▸ What you are asked to do: Extract everything from the first line through the line with "ctx.fillText(axisTitle, area.left +", both ends included, except for any pictures.

▸ Information shown:
■ ■ ■ ■ ■

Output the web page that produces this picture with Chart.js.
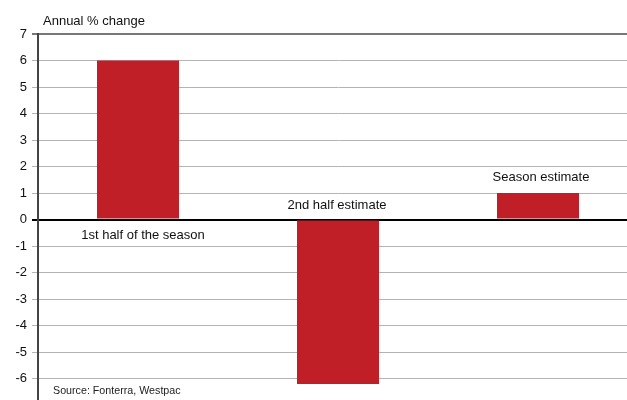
<!DOCTYPE html>
<html>
<head>
<meta charset="utf-8">
<script src="https://cdn.jsdelivr.net/npm/chart.js@4"></script>
<style>
  html, body { margin: 0; padding: 0; background: #fff; overflow: hidden; }
  canvas { display: block; }
</style>
</head>
<body>
<canvas id="chart" width="640" height="418"></canvas>
<script>
// chart data
var categories = ["1st half of the season", "2nd half estimate", "Season estimate"];
var values = [6, -6.2, 1];
var yTicks = [7, 6, 5, 4, 3, 2, 1, 0, -1, -2, -3, -4, -5, -6, -7];
var axisTitle = "Annual % change";
var sourceNote = "Source: Fonterra, Westpac";

var barRed = "#c01f28";
var font = "'Liberation Sans', Arial, sans-serif";

// bar captions drawn next to each bar, above or below the zero line
var labelPlugin = {
  id: 'barLabels',
  afterDatasetsDraw: function(chart) {
    var ctx = chart.ctx;
    var x = chart.scales.x, y = chart.scales.y, area = chart.chartArea;
    ctx.save();
    ctx.fillStyle = "#111";
    ctx.font = "13px " + font;
    ctx.textAlign = "center";
    ctx.textBaseline = "middle";
    ctx.fillText(categories[0], x.getPixelForValue(0) + 5, y.getPixelForValue(0) + 16);
    ctx.fillText(categories[1], x.getPixelForValue(1) - 1, y.getPixelForValue(0) - 14);
    ctx.fillText(categories[2], x.getPixelForValue(2) + 3, y.getPixelForValue(values[2]) - 16);

    ctx.textAlign = "left";
    ctx.fillText(axisTitle, area.left + 5, area.top - 13);

    // slightly condensed source line
    ctx.font = "11.5px " + font;
    ctx.fillStyle = "#222";
    ctx.translate(area.left + 15, 391);
    ctx.scale(0.93, 1);
    ctx.fillText(sourceNote, 0, 0);
    ctx.restore();
  }
};

new Chart(document.getElementById('chart').getContext('2d'), {
  type: 'bar',
  data: {
    labels: categories,
    datasets: [{
      data: values,
      backgroundColor: barRed,
      borderWidth: 0,
      categoryPercentage: 1,
      barPercentage: 0.41
    }]
  },
  options: {
    responsive: false,
    animation: false,
    layout: { padding: { top: 34, right: 2, bottom: 8, left: 0 } },
    plugins: { legend: { display: false }, tooltip: { enabled: false } },
    scales: {
      x: { display: false },
      y: {
        min: -7,
        max: 7,
        afterFit: function(scale) { scale.width = 38; },
        afterBuildTicks: function(scale) {
          scale.ticks = yTicks.map(function(v) { return { value: v }; });
        },
        border: { color: "#444", width: 2 },
        grid: {
          tickLength: 6,
          color: function(c) {
            if (c.tick && c.tick.value === 0) return "#000";
            if (c.tick && c.tick.value === 7) return "#777";
            return "#b4b4b4";
          },
          lineWidth: function(c) {
            return (c.tick && (c.tick.value === 0 || c.tick.value === 7)) ? 2 : 1;
          }
        },
        ticks: {
          color: "#111",
          padding: 5,
          font: { family: font, size: 13 }
        }
      }
    }
  },
  plugins: [labelPlugin]
});
</script>
</body>
</html>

■ ■ ■ ■ ■

▸ Solution to this exercise:
Output the web page that produces this picture with Chart.js.
<!DOCTYPE html>
<html>
<head>
<meta charset="utf-8">
<script src="https://cdn.jsdelivr.net/npm/chart.js@4"></script>
<style>
  html, body { margin: 0; padding: 0; background: #fff; overflow: hidden; }
  canvas { display: block; }
</style>
</head>
<body>
<canvas id="chart" width="640" height="418"></canvas>
<script>
// chart data
var categories = ["1st half of the season", "2nd half estimate", "Season estimate"];
var values = [6, -6.2, 1];
var yTicks = [7, 6, 5, 4, 3, 2, 1, 0, -1, -2, -3, -4, -5, -6, -7];
var axisTitle = "Annual % change";
var sourceNote = "Source: Fonterra, Westpac";

var barRed = "#c01f28";
var font = "'Liberation Sans', Arial, sans-serif";

// bar captions drawn next to each bar, above or below the zero line
var labelPlugin = {
  id: 'barLabels',
  afterDatasetsDraw: function(chart) {
    var ctx = chart.ctx;
    var x = chart.scales.x, y = chart.scales.y, area = chart.chartArea;
    ctx.save();
    ctx.fillStyle = "#111";
    ctx.font = "13px " + font;
    ctx.textAlign = "center";
    ctx.textBaseline = "middle";
    ctx.fillText(categories[0], x.getPixelForValue(0) + 5, y.getPixelForValue(0) + 16);
    ctx.fillText(categories[1], x.getPixelForValue(1) - 1, y.getPixelForValue(0) - 14);
    ctx.fillText(categories[2], x.getPixelForValue(2) + 3, y.getPixelForValue(values[2]) - 16);

    ctx.textAlign = "left";
    ctx.fillText(axisTitle, area.left + 5, area.top - 13);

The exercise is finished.